18C case student cleared by Queensland University of Technology

18C case student cleared by Queensland University of Technology, by Hedley Thomas. No, this isn’t the outcome of the current Federal Court case, only the QUT internal investigation.

A student being sued for $250,000 in a section 18C racial hatred case was cleared of any wrongdoing three years ago by university executives over his Facebook post about his eviction from an indigenous-only study area. …

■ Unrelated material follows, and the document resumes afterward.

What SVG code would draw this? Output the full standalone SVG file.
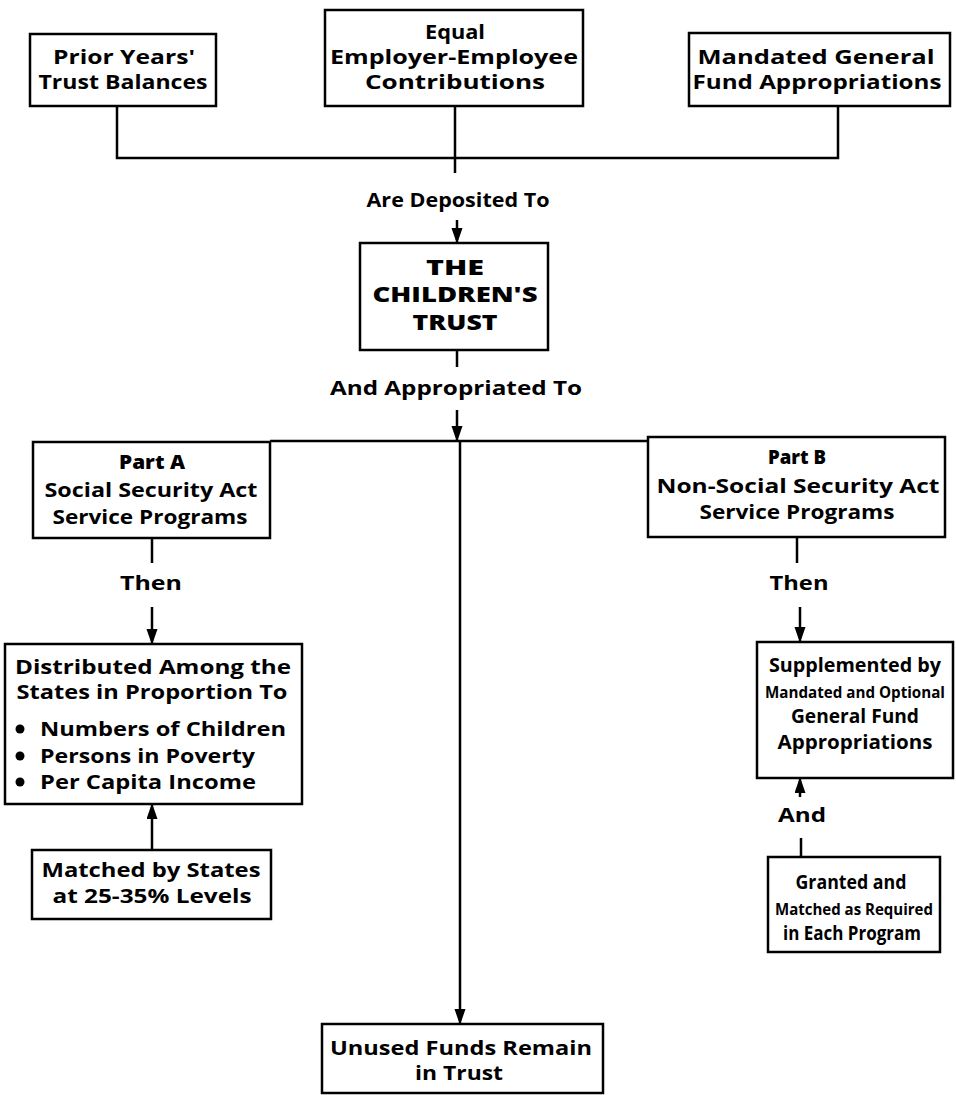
<svg xmlns="http://www.w3.org/2000/svg" width="956" height="1095" viewBox="0 0 956 1095">
<defs>
<marker id="ah" markerUnits="userSpaceOnUse" markerWidth="12" markerHeight="18" refX="15" refY="5.5" orient="auto">
<path d="M0,0 L16,5.5 L0,11 Z" fill="#000"/>
</marker>
<style>
rect{fill:#fff;stroke:#000;stroke-width:2.5}
.c line,.c path{stroke:#000;stroke-width:2.5;fill:none}
text{font-family:"Open Sans","Liberation Sans",sans-serif;font-weight:700;font-size:20px;fill:#000;text-anchor:middle}
.big{font-size:21px;font-weight:800}
.t{font-size:20px;font-weight:800}
.n{font-size:16.5px}
.m{font-size:15.5px}
.l{text-anchor:start}
</style>
</defs>
<rect x="0" y="0" width="956" height="1095" style="fill:#fff;stroke:none"/>
<g class="c" id="connectors">
<path d="M117,106 V158 H838 V106"/>
<line x1="455" y1="106" x2="455" y2="173"/>
<line x1="457" y1="220" x2="457" y2="243" marker-end="url(#ah)"/>
<line x1="457" y1="350" x2="457" y2="367"/>
<line x1="457" y1="410" x2="457" y2="441" marker-end="url(#ah)"/>
<line x1="270" y1="441" x2="648" y2="441"/>
<line x1="460" y1="441" x2="460" y2="1024" marker-end="url(#ah)"/>
<line x1="152" y1="538" x2="152" y2="563"/>
<line x1="152" y1="607" x2="152" y2="644" marker-end="url(#ah)"/>
<line x1="152" y1="850" x2="152" y2="804" marker-end="url(#ah)"/>
<line x1="797" y1="537" x2="797" y2="563"/>
<line x1="800" y1="607" x2="800" y2="642" marker-end="url(#ah)"/>
<line x1="801" y1="857" x2="801" y2="838"/>
<line x1="800" y1="797" x2="800" y2="778" marker-end="url(#ah)"/>
</g>
<g id="prior"><rect x="30" y="34" width="186" height="72"/>
<text x="124" y="64" textLength="142" lengthAdjust="spacingAndGlyphs">Prior Years'</text>
<text x="123" y="89" textLength="169" lengthAdjust="spacingAndGlyphs">Trust Balances</text></g>
<g id="equal"><rect x="325" y="10" width="258" height="96"/>
<text x="455" y="39" textLength="60" lengthAdjust="spacingAndGlyphs">Equal</text>
<text x="454" y="64" textLength="248" lengthAdjust="spacingAndGlyphs">Employer-Employee</text>
<text x="455" y="89" textLength="180" lengthAdjust="spacingAndGlyphs">Contributions</text></g>
<g id="mandated"><rect x="689" y="33" width="261" height="73"/>
<text x="816" y="64" textLength="237" lengthAdjust="spacingAndGlyphs">Mandated General</text>
<text x="817" y="89" textLength="249" lengthAdjust="spacingAndGlyphs">Fund Appropriations</text></g>
<g id="lbl-deposited"><text x="458" y="207" textLength="183" lengthAdjust="spacingAndGlyphs">Are Deposited To</text></g>
<g id="trust"><rect x="360" y="243" width="188" height="107"/>
<text class="big" x="455" y="275" textLength="58" lengthAdjust="spacingAndGlyphs">THE</text>
<text class="big" x="455" y="302" textLength="165" lengthAdjust="spacingAndGlyphs">CHILDREN'S</text>
<text class="big" x="455" y="330" textLength="85" lengthAdjust="spacingAndGlyphs">TRUST</text></g>
<g id="lbl-appropriated"><text x="456" y="395" textLength="252" lengthAdjust="spacingAndGlyphs">And Appropriated To</text></g>
<g id="partA"><rect x="33" y="442" width="237" height="96"/>
<text class="t" x="152" y="469" textLength="66" lengthAdjust="spacingAndGlyphs">Part A</text>
<text x="151" y="497" textLength="213" lengthAdjust="spacingAndGlyphs">Social Security Act</text>
<text x="150" y="524" textLength="195" lengthAdjust="spacingAndGlyphs">Service Programs</text></g>
<g id="lbl-thenA"><text x="151" y="590" textLength="62" lengthAdjust="spacingAndGlyphs">Then</text></g>
<g id="distributed"><rect x="5" y="644" width="297" height="160"/>
<text x="153" y="674" textLength="276" lengthAdjust="spacingAndGlyphs">Distributed Among the</text>
<text x="152" y="699" textLength="271" lengthAdjust="spacingAndGlyphs">States in Proportion To</text>
<circle cx="20" cy="729" r="4.5"/><circle cx="20" cy="756" r="4.5"/><circle cx="20" cy="782" r="4.5"/>
<text class="l" x="40" y="736" textLength="246" lengthAdjust="spacingAndGlyphs">Numbers of Children</text>
<text class="l" x="40" y="763" textLength="215" lengthAdjust="spacingAndGlyphs">Persons in Poverty</text>
<text class="l" x="40" y="789" textLength="216" lengthAdjust="spacingAndGlyphs">Per Capita Income</text></g>
<g id="matched"><rect x="32" y="850" width="239" height="69"/>
<text x="151" y="877" textLength="219" lengthAdjust="spacingAndGlyphs">Matched by States</text>
<text x="152" y="903" textLength="199" lengthAdjust="spacingAndGlyphs">at 25-35% Levels</text></g>
<g id="partB"><rect x="648" y="437" width="297" height="100"/>
<text class="t" x="797" y="464" textLength="58" lengthAdjust="spacingAndGlyphs">Part B</text>
<text x="798" y="493" textLength="283" lengthAdjust="spacingAndGlyphs">Non-Social Security Act</text>
<text x="797" y="519" textLength="195" lengthAdjust="spacingAndGlyphs">Service Programs</text></g>
<g id="lbl-thenB"><text x="799" y="590" textLength="59" lengthAdjust="spacingAndGlyphs">Then</text></g>
<g id="supplemented"><rect x="757" y="642" width="196" height="136"/>
<text x="855" y="672" textLength="172" lengthAdjust="spacingAndGlyphs">Supplemented by</text>
<text class="m" x="855" y="698" textLength="180" lengthAdjust="spacingAndGlyphs">Mandated and Optional</text>
<text x="855" y="723" textLength="128" lengthAdjust="spacingAndGlyphs">General Fund</text>
<text x="855" y="749" textLength="155" lengthAdjust="spacingAndGlyphs">Appropriations</text></g>
<g id="lbl-and"><text x="802" y="822" textLength="48" lengthAdjust="spacingAndGlyphs">And</text></g>
<g id="granted"><rect x="768" y="857" width="172" height="95"/>
<text x="851" y="889" textLength="111" lengthAdjust="spacingAndGlyphs">Granted and</text>
<text class="n" x="854" y="915" textLength="158" lengthAdjust="spacingAndGlyphs">Matched as Required</text>
<text x="852" y="940" textLength="138" lengthAdjust="spacingAndGlyphs">in Each Program</text></g>
<g id="unused"><rect x="322" y="1024" width="281" height="69"/>
<text x="461" y="1055" textLength="262" lengthAdjust="spacingAndGlyphs">Unused Funds Remain</text>
<text x="459" y="1080" textLength="88" lengthAdjust="spacingAndGlyphs">in Trust</text></g>
</svg>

University director of equity Mary Kelly, in an affidavit filed in the Federal Circuit Court, says a QUT letter to Mr Wood in 2013 did not admonish or warn him “because we did not believe he had breached the code”.

Recap:

Mr Wood had written on Facebook on May 28, 2013: “Just got kicked out of the unsigned ­indigenous computer room. QUT stopping segregation with segregation?”

His post went up soon after Cindy Prior, an indigenous ­administrative officer in QUT’s Oodgeroo Unit, had directed Mr Wood and two other students to leave. She had first asked whether they were indigenous, as the Oodgeroo Unit was established for Aboriginal students. After Ms Prior’s intervention, Mr Wood and his friends left peacefully.

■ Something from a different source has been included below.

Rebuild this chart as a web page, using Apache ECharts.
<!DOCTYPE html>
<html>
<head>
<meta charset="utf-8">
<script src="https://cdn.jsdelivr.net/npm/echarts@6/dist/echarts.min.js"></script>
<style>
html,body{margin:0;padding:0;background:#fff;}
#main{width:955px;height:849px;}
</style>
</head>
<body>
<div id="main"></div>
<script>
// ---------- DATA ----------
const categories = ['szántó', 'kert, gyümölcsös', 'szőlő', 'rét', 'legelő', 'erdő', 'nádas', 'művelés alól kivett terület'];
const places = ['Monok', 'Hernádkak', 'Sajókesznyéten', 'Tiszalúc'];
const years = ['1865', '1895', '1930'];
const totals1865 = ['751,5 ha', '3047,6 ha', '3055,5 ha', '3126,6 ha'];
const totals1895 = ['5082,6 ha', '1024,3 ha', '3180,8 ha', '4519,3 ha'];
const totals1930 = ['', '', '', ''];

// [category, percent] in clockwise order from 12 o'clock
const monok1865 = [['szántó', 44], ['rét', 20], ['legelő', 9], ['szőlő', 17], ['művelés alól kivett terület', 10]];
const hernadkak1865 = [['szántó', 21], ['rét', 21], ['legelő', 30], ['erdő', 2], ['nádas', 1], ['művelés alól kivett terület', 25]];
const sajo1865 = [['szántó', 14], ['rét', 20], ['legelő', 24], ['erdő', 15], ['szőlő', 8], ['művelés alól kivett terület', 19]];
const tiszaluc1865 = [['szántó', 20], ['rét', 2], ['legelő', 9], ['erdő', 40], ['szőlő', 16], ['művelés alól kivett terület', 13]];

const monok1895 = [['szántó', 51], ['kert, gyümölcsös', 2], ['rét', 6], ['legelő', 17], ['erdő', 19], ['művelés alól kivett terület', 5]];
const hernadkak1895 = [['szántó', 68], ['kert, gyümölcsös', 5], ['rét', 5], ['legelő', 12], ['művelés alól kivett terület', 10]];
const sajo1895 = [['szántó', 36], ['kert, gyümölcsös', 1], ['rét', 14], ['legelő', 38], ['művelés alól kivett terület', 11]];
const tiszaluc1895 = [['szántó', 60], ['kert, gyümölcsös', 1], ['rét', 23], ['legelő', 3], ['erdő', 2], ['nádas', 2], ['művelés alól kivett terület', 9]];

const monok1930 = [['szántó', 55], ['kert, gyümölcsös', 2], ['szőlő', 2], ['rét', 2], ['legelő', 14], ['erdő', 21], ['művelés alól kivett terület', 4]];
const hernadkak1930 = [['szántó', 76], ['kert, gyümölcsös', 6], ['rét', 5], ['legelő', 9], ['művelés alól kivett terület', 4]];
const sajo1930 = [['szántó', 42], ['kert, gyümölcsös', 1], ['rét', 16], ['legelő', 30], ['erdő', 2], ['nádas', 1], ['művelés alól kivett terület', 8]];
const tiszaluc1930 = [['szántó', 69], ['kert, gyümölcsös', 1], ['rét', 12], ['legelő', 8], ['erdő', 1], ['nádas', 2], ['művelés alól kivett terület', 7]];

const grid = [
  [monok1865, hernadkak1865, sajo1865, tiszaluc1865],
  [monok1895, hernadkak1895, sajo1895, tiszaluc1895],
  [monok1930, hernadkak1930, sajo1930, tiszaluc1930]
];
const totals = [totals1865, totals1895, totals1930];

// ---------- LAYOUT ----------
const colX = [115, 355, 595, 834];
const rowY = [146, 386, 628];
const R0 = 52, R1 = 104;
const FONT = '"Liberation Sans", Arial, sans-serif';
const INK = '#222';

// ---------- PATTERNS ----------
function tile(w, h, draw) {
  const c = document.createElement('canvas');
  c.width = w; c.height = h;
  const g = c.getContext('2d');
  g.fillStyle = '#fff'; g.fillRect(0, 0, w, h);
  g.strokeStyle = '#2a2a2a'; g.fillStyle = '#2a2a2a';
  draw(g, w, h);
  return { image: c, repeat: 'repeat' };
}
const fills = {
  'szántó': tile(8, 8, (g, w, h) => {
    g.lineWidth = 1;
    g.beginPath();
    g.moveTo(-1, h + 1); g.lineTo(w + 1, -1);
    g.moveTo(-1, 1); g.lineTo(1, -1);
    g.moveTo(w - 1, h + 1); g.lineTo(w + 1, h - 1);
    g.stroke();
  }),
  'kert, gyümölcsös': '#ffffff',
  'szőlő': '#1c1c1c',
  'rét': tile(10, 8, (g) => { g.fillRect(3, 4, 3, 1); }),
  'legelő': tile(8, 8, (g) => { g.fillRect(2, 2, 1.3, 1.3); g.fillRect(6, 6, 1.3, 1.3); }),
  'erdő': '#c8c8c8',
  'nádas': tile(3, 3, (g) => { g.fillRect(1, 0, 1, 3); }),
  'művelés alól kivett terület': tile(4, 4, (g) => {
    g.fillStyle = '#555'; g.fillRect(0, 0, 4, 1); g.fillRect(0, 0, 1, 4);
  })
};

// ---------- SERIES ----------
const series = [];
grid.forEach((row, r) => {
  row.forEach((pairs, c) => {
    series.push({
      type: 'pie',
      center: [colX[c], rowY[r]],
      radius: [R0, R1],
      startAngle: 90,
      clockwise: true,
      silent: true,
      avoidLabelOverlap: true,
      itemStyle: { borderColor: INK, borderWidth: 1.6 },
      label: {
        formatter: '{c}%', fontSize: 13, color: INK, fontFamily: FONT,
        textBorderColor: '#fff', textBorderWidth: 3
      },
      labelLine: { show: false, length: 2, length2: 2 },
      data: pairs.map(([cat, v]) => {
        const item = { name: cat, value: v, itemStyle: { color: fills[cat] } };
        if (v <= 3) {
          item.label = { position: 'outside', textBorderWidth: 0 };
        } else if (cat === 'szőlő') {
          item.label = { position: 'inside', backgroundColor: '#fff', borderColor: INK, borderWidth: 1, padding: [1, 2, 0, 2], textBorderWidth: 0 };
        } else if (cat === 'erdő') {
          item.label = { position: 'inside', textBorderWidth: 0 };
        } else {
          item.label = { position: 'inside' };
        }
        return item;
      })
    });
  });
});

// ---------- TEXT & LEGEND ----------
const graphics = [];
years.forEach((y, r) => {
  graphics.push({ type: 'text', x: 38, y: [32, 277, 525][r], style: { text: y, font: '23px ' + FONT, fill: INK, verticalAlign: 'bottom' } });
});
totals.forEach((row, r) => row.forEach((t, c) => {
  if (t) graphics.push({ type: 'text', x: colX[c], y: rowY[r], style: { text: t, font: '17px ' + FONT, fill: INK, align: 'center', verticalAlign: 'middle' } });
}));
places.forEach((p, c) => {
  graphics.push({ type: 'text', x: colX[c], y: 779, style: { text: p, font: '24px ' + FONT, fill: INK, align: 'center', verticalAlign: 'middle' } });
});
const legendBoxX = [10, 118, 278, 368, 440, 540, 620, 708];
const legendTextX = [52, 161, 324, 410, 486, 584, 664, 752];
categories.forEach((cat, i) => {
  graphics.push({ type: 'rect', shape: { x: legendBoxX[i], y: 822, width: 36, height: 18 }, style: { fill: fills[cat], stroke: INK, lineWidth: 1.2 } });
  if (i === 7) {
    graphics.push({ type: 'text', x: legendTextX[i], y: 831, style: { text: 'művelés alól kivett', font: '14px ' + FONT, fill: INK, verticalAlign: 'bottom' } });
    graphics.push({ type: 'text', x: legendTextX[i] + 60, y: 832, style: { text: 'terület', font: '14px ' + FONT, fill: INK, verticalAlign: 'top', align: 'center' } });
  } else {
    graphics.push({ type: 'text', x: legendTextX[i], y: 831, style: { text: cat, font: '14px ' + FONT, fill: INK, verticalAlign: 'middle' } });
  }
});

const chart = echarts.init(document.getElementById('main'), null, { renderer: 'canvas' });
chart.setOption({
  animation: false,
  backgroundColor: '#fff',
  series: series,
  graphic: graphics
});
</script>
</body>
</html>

Ms Prior later began legal ­action against Mr Wood and two other students under the Racial Discrimination Act’s section 18C, which makes it unlawful for anyone to “offend, insult, humiliate or intimidate” another person or group on the grounds of race, ­colour or ethnicity.

Free speech is on trial. Good that the university itself didn’t see a problem with his speech. Tricky business, this existence of vague rules that are selectively enforced. It engenders a climate of fear — but maybe that’s the point?